Valoriser les exemples balayant les clichés
Parmi les pratiques testées au sein des écoles, l’une a particulièrement bien fonctionné selon Delphine Martinot. “Il s’agit de l’utilisation de modèles de comportements en matière scolaire.” La chercheuse a mené des expériences de lecture, dans les salles de classes, de portraits d’élèves plus âgés ayant réussi. “On prend cinq minutes en CM2, pour lire quelques phrases retraçant le parcours d’une fille de sixième, qui excelle en mathématiques, par exemple.” Menée juste avant un exercice d’évaluation, l’expérience a permis d’observer “des résultats positifs sur les deux sexes”, selon la chercheuse.
Rappeler qu’il n’existe pas de différence de capacité
Une autre mesure prônée par Delphine Martinot peut, au premier abord, sembler sans rapport avec les stéréotypes. “Il faut expliquer aux élèves qu’il y a des difficultés inhérentes aux apprentissages, que c’est normal de peiner, d’avoir du mal avant d’y arriver”, explique-t-elle. Le but ? Changer la façon de voir les tâches à accomplir et éviter le découragement. “Pour expliquer un échec, les enfants n’auront pas recours à des explications liées à de supposés ‘dons’ ou ‘lacunes’ en fonction de leur sexe.”

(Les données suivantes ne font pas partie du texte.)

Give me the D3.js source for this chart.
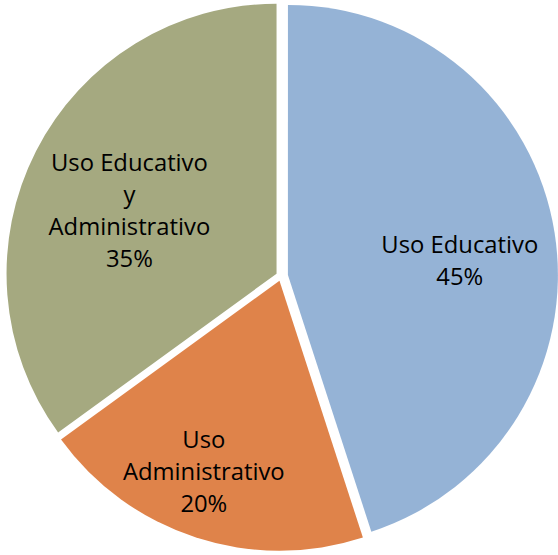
<!DOCTYPE html>
<html><head><meta charset="utf-8">
<script src="https://cdn.jsdelivr.net/npm/d3@7"></script>
<style>html,body{margin:0;padding:0;background:#fff}svg{display:block}</style>
</head><body>
<script>
const categories = ["Uso Educativo", "Uso Administrativo", "Uso Educativo y Administrativo"];
const values = [45, 20, 35];
const labelLines = [["Uso Educativo"], ["Uso", "Administrativo"], ["Uso Educativo", "y", "Administrativo"]];
const colors = ["#95B3D6", "#DF834A", "#A5A980"];

const W = 558, H = 555;
const cx = 281, cy = 276, R = 270;
const explode = [7, 5, 5];
const labelDist = [172, 213, 157];
const labelShift = [7, 2.8, -6.6]; // degrees

const svg = d3.select("body").append("svg").attr("width", W).attr("height", H);
const pie = d3.pie().sort(null).value(d => d)(values);
const arc = d3.arc().innerRadius(0).outerRadius(R);
const total = d3.sum(values);

const font = "'Open Sans', 'DejaVu Sans', sans-serif";
// fit font size so that "Uso Educativo" is ~157px wide
const probe = svg.append("text").attr("font-family", font).attr("font-size", 20).text("Uso Educativo");
const pw = probe.node().getComputedTextLength();
probe.remove();
const fs = 20 * 157 / pw;

const g = svg.append("g").attr("transform", `translate(${cx},${cy})`);
pie.forEach((p, i) => {
  const mid = (p.startAngle + p.endAngle) / 2;
  const ox = explode[i] * Math.sin(mid), oy = -explode[i] * Math.cos(mid);
  const sg = g.append("g").attr("transform", `translate(${ox},${oy})`);
  sg.append("path").attr("d", arc(p)).attr("fill", colors[i]);
  const la = mid + labelShift[i] * Math.PI / 180;
  const lx = labelDist[i] * Math.sin(la), ly = -labelDist[i] * Math.cos(la);
  const lines = labelLines[i].concat([Math.round(values[i] / total * 100) + "%"]);
  const lh = 32;
  const t = sg.append("text").attr("text-anchor", "middle")
    .attr("font-family", font).attr("font-size", fs).attr("fill", "#000");
  lines.forEach((ln, k) => {
    t.append("tspan").attr("x", lx).attr("y", ly + (k - (lines.length - 1) / 2) * lh).text(ln);
  });
});
</script>
</body></html>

Revoir les manuels scolaires
C’est l’un des gros points noirs soulevés par le rapport du HCE. Si la thématique de l’égalité homme-femme est intégrée aux programmes d’enseignement moral et civique depuis la rentrée 2016, les manuels scolaires portent, eux, encore les stigmates des clichés sexistes. Dans les images d’illustration de ces livres pédagogiques, “les femmes sont sous-représentées numériquement et leur rôle est minimisé dans la production artistique et dans l’Histoire”, diagnostique le Haut conseil. Sur les photos ou dessins, seuls 33% des personnages pratiquant une activité sportive sont des femmes. Ce ratio atteint 70% pour les personnages faisant la cuisine, ou le ménage.
“On sait que tout ce qui véhicule des images stéréotypées renforce les stéréotypes”, déplore Delphine Martinot. “Il faut arrêter d’attribuer le premier rôle aux garçons, que pour la même histoire on ait à la fois une illustration avec une fille, et une autre avec un garçon”, préconise la chercheuse, opposée aux “contre-stéréotypes” – consistant à choisir un homme pour illustrer une tâche que les clichés attribuent aux femmes -, dont les effets “ne sont pas clairs.”

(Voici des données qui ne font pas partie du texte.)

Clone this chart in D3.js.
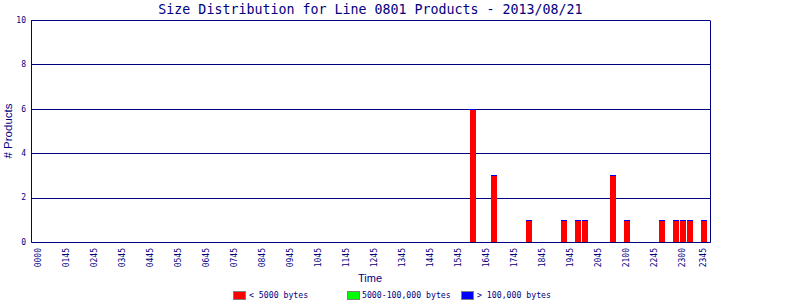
<!DOCTYPE html>
<html>
<head>
<meta charset="utf-8">
<script src="https://cdn.jsdelivr.net/npm/d3@7"></script>
<style>
  body { margin: 0; background: #fff; }
  svg { display: block; }
  text { fill: #000080; }
</style>
</head>
<body>
<div id="chart"></div>
<script>
// 96 quarter-hour slots of the day
const slots = d3.range(96);
// labels printed under the axis, and the slot each one sits on
const tickLabels = ["0000", "0145", "0245", "0345", "0445", "0545", "0645", "0745", "0845",
  "0945", "1045", "1145", "1245", "1345", "1445", "1545", "1645", "1745", "1845", "1945",
  "2045", "2100", "2245", "2300", "2345"];
const tickSlots = [0, 4, 8, 12, 16, 20, 24, 28, 32, 36, 40, 44, 48, 52, 56, 60, 64, 68, 72,
  76, 80, 84, 88, 92, 95];

// slots that had products, and counts per size class
const barSlots   = [62, 65, 70, 75, 77, 78, 82, 84, 89, 91, 92, 93, 95];
const smallCount = [6, 3, 1, 1, 1, 1, 3, 1, 1, 1, 1, 1, 1];   // < 5000 bytes
const midCount   = [0, 0, 0, 0, 0, 0, 0, 0, 0, 0, 0, 0, 0];   // 5000-100,000 bytes
const largeCount = [0, 0, 0, 0, 0, 0, 0, 0, 0, 0, 0, 0, 0];   // > 100,000 bytes

const yTicks = [0, 2, 4, 6, 8, 10];
const legendNames = ["< 5000 bytes", "5000-100,000 bytes", "> 100,000 bytes"];
const legendColors = ["#ff0000", "#00ff00", "#0000ff"];

const width = 800, height = 300;
const navy = "#000080";

const svg = d3.select("#chart").append("svg")
  .attr("width", width)
  .attr("height", height)
  .style("font-family", "'DejaVu Sans Mono', monospace");

const x = d3.scaleBand().domain(slots).range([35.5, 707.5])
  .paddingInner(1 / 7).paddingOuter(1 / 14);
const y = d3.scaleLinear().domain([0, 10]).range([242, 20]);
const left = 31, right = 710;

// gridlines
svg.selectAll(".grid")
  .data(yTicks.filter(d => d > 0))
  .enter().append("line")
    .attr("class", "grid")
    .attr("x1", left).attr("x2", right)
    .attr("y1", d => Math.round(y(d)) + 0.5)
    .attr("y2", d => Math.round(y(d)) + 0.5)
    .attr("stroke", navy);

// bars: stacked small / mid / large
const rows = barSlots.map((s, i) => ({ slot: s, small: smallCount[i], mid: midCount[i], large: largeCount[i] }));
const stack = d3.stack().keys(["small", "mid", "large"])(rows);

svg.append("g").selectAll("g")
  .data(stack)
  .enter().append("g")
    .attr("fill", (d, i) => legendColors[i])
  .selectAll("rect")
  .data(d => d)
  .enter().append("rect")
    .attr("shape-rendering", "crispEdges")
    .attr("x", d => x(d.data.slot))
    .attr("width", x.bandwidth())
    .attr("y", d => Math.round(y(d[1])))
    .attr("height", d => Math.round(y(d[0])) - Math.round(y(d[1])));

// thin blue cap on each bar top
svg.append("g").selectAll("rect")
  .data(rows)
  .enter().append("rect")
    .attr("shape-rendering", "crispEdges")
    .attr("x", d => x(d.slot))
    .attr("width", x.bandwidth())
    .attr("y", d => Math.round(y(d.small + d.mid + d.large)))
    .attr("height", 1)
    .attr("fill", "#0000ff");

// frame
svg.append("path")
  .attr("d", `M${left + 0.5},${Math.round(y(10)) + 0.5}V${y(0) + 0.5}H${right + 0.5}V${Math.round(y(10)) + 0.5}`)
  .attr("fill", "none")
  .attr("stroke", navy);

// y tick labels
svg.selectAll(".ylab")
  .data(yTicks)
  .enter().append("text")
    .attr("class", "ylab")
    .attr("x", 26)
    .attr("y", d => y(d))
    .attr("dy", "0.35em")
    .attr("text-anchor", "end")
    .style("font-size", "8px")
    .text(d => d);

// x tick labels (rotated)
svg.selectAll(".xlab")
  .data(tickLabels)
  .enter().append("text")
    .attr("class", "xlab")
    .attr("transform", (d, i) => `translate(${x(tickSlots[i]) + x.bandwidth() / 2 - 1},248) rotate(-90)`)
    .attr("dy", "0.35em")
    .attr("text-anchor", "end")
    .style("font-size", "8px")
    .text(d => d);

// title
svg.append("text")
  .attr("x", (left + right) / 2)
  .attr("y", 13.5)
  .attr("text-anchor", "middle")
  .style("font-size", "13.3px")
  .text("Size Distribution for Line 0801 Products - 2013/08/21");

// axis titles
svg.append("text")
  .attr("x", 370)
  .attr("y", 282)
  .attr("text-anchor", "middle")
  .style("font-family", "'Liberation Sans', Arial, sans-serif")
  .style("font-size", "11px")
  .text("Time");

svg.append("text")
  .attr("transform", "translate(12,131) rotate(-90)")
  .attr("text-anchor", "middle")
  .style("font-family", "'Liberation Sans', Arial, sans-serif")
  .style("font-size", "11.5px")
  .text("# Products");

// legend
const legendX = [233, 347, 461];
const legend = svg.selectAll(".leg")
  .data(legendNames)
  .enter().append("g")
    .attr("class", "leg")
    .attr("transform", (d, i) => `translate(${legendX[i]},291)`);

legend.append("rect")
  .attr("x", 0.5).attr("y", 0.5)
  .attr("width", 12).attr("height", 8)
  .attr("fill", (d, i) => legendColors[i])
  .attr("stroke", "#808080");

legend.append("text")
  .attr("x", (d, i) => i === 1 ? 15 : 16)
  .attr("y", 4.5)
  .attr("dy", "0.35em")
  .style("font-size", "8.2px")
  .text(d => d);
</script>
</body>
</html>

Et le HCE de citer l’exemple du Québec, où les manuels sont soumis au contrôle d’une instance dédiée, le Bureau d’approbation du matériel didactique (BAMD), créé en 1980. Ce dernier recense les différents personnages et ce n’est qu’après son approbation que le manuel est transmis au ministère. Le BAMD publie également des notices et guides pour éviter le sexisme, à destination de tous les acteurs de l’éducation, dont les professeurs. Dès octobre 2014, dans un rapport similaire à celui rendu mercredi, le Haut conseil français recommandait l’installation d’une instance de contrôle homologue indépendante en France.